Die Schweiz macht mit
Die Schweiz zieht bei diesen Entwicklungen mit. Als Schengen-Staat wird sie Daten in die neuen Datenbanken einspeisen und darauf zugreifen können. Und bezüglich Nähe zwischen Polizei- und Migrationsbehörden hat die Schweiz nun einen weiteren, wichtigen Schritt gemacht. Der Bund hat im Oktober 2021 ein Abkommen mit der EU geschlossen zur Beteiligung der Schweiz am Prümer-Abkommen, das ein System zum Austausch von strafverfolgungsrechtlich relevanten Daten begründet hat. Im gleichen Zug wurde eine Vereinbarung geschlossen, die den Zugang von Strafverfolgungsbehörden auf Daten in der Eurodac-Datenbank ermöglicht.
Spätestens Ende 2024 sollen Strafverfolgungsbehörden «zur Verhütung, Aufdeckung oder Ermittlung terroristischer oder sonstiger schwerer Straftaten» einen Abgleich von Fingerabdrücken mit der Eurodac Datenbank vornehmen können. Dazu werden das fedpol, der Nachrichtendienst des Bundes, die Bundesanwaltschaft, die kantonalen Polizei- und Strafverfolgungsbehörde und die Polizeibehörden der Städte Zürich, Winterthur, Lausanne, Chiasso und Lugano befugt sein.
Dabei ist anzumerken, dass es nicht so ist, dass heute Strafverfolgungsbehörden keinen Zugriff auf migrationsrechtliche Daten hätten. Nationale Migrationsdatenbanken (AFIS, Zentrales Migrationsinformationssystem) speichern Fingerabdrücke, Fotografien, Unterschriften und eine Vielzahl von biographischen Daten von Personen die unter das Asyl- oder Ausländergesetz fallen. Darauf haben Strafverfolgungsbehörden Zugriff. Neu ist aber, dass die Schweizerischen Strafverfolgungsbehörden mit dem Zugang zu Eurodac, auch Daten von allen Personen, die nicht in der Schweiz als Asylsuchende registriert wurden, abfragen können und umgekehrt, europäische Behörden die Daten der hier registrierten Personen.
Dabei fällt auf, dass gesetzlich nicht vorgesehen ist, dass bei einem Datenzugriff durch eine Strafverfolgungsbehörde die betroffene Person später darüber informiert wird. Das ist unüblich, zumal in der Regel der geheime Zugriff auf Daten später mitgeteilt werden muss. Ungewöhnlich ist zudem, dass für die Prüfung, ob die Voraussetzungen für einen Datenzugriff gegeben sind, nicht etwa ein Gericht oder eine andere unabhängige Behörde zuständig ist, sondern die Einsatzzentrale des fedpol, also eine Polizeibehörde.

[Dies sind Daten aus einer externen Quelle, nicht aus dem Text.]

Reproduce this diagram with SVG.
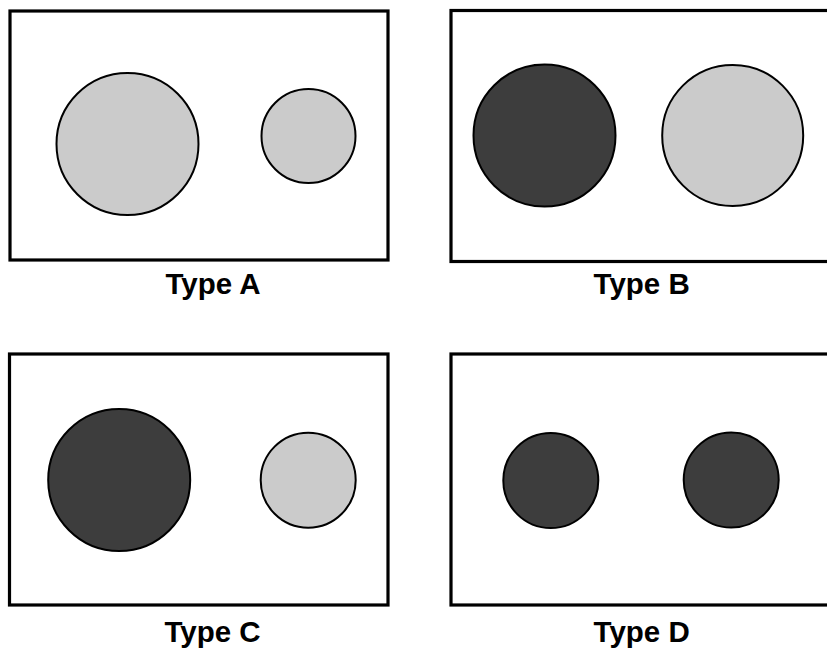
<svg xmlns="http://www.w3.org/2000/svg" width="827" height="649" viewBox="0 0 827 649">
<style>
.panel{fill:#fff;stroke:#000;stroke-width:3.2}
.light{fill:#cbcbcb;stroke:#000;stroke-width:2}
.dark{fill:#3d3d3d;stroke:#000;stroke-width:2}
.lbl{font-family:"Liberation Sans",Arial,sans-serif;font-weight:bold;font-size:29.5px;fill:#000;text-anchor:middle}
</style>
<rect width="827" height="649" fill="#fff"/>
<g id="typeA">
<rect class="panel" x="10" y="11" width="378" height="249"/>
<circle class="light" cx="127.5" cy="144" r="71"/>
<circle class="light" cx="308.5" cy="136" r="47"/>
<text class="lbl" x="213" y="294">Type A</text>
</g>
<g id="typeB">
<rect class="panel" x="451" y="10.5" width="400" height="251"/>
<circle class="dark" cx="544.5" cy="135.5" r="71"/>
<circle class="light" cx="732.7" cy="135.5" r="70.5"/>
<text class="lbl" x="641.7" y="294">Type B</text>
</g>
<g id="typeC">
<rect class="panel" x="9.5" y="354" width="378.5" height="251"/>
<circle class="dark" cx="119.2" cy="480" r="71"/>
<circle class="light" cx="308.2" cy="480.2" r="47.5"/>
<text class="lbl" x="212.5" y="642">Type C</text>
</g>
<g id="typeD">
<rect class="panel" x="451" y="354" width="400" height="251"/>
<circle class="dark" cx="550.8" cy="480.5" r="47.5"/>
<circle class="dark" cx="731.2" cy="480" r="47.5"/>
<text class="lbl" x="641.7" y="642">Type D</text>
</g>
<g id="connectors"/>
</svg>
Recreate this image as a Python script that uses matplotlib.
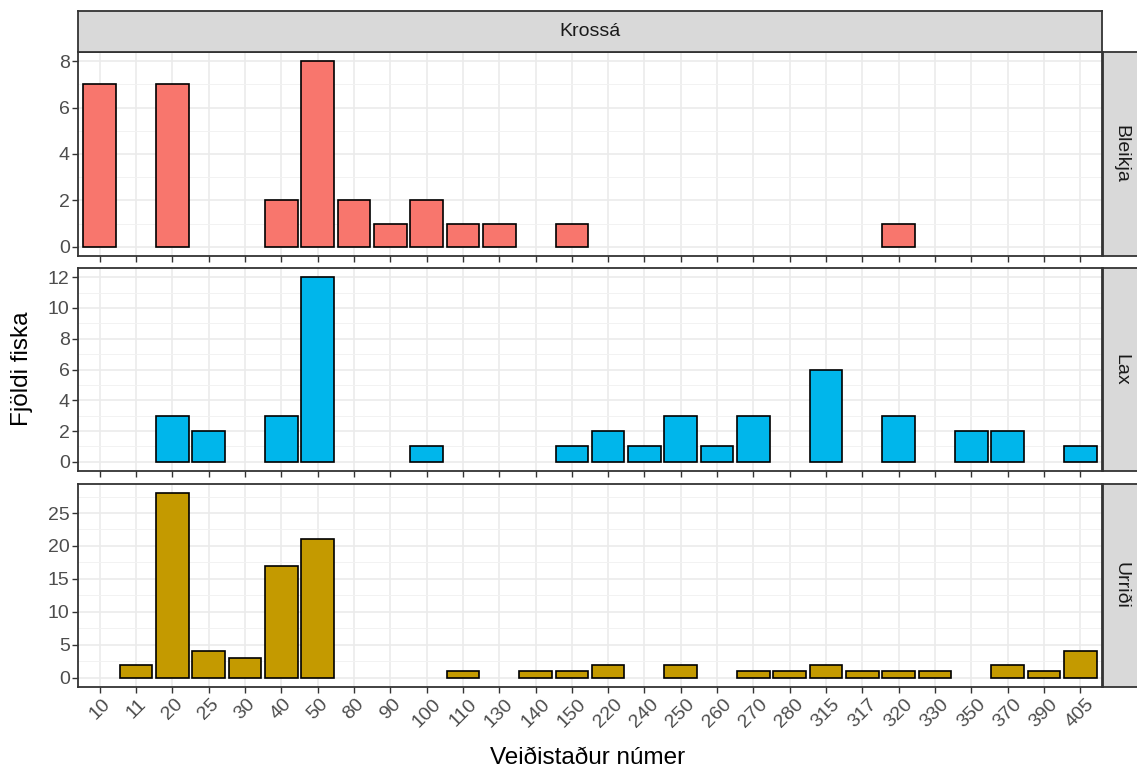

Damit bestätigt sich, was die Datensammelwut in Europa längst vermuten lässt: Migrantinnen in Europa geniessen nicht denselben Datenschutz wie die Einheimischen. Einschränkungen von Datenschutzrechten sind aus Gründen der Sicherheit möglich. Wenn aber bei migrationsrechtlichen Datensammlungen generell angenommen wird, dass diese auch einen sicherheitsbezogenen Zweck haben, werden Datenschutzrechte für Migrantinnen ganz grundsätzlich eingeschränkt. Ihre Daten sind, anders als diejenigen von in der Schweiz oder in EU-Ländern geborenen Menschen, sämtlichen Strafverfolgungsbehörden zugänglich. Nicht weil sie je strafrechtlich in Erscheinung getreten sind, sondern weil sie im Schengenraum um Schutz ersucht haben. Auf politischer Ebene gibt es gegen diese besorgniserregende Entwicklung keinen nennenswerten Widerstand – wie so oft, wenn es um die Weiterentwicklung von Schengen geht, stehen grundrechtliche Bedenken in der zweiten Reihe.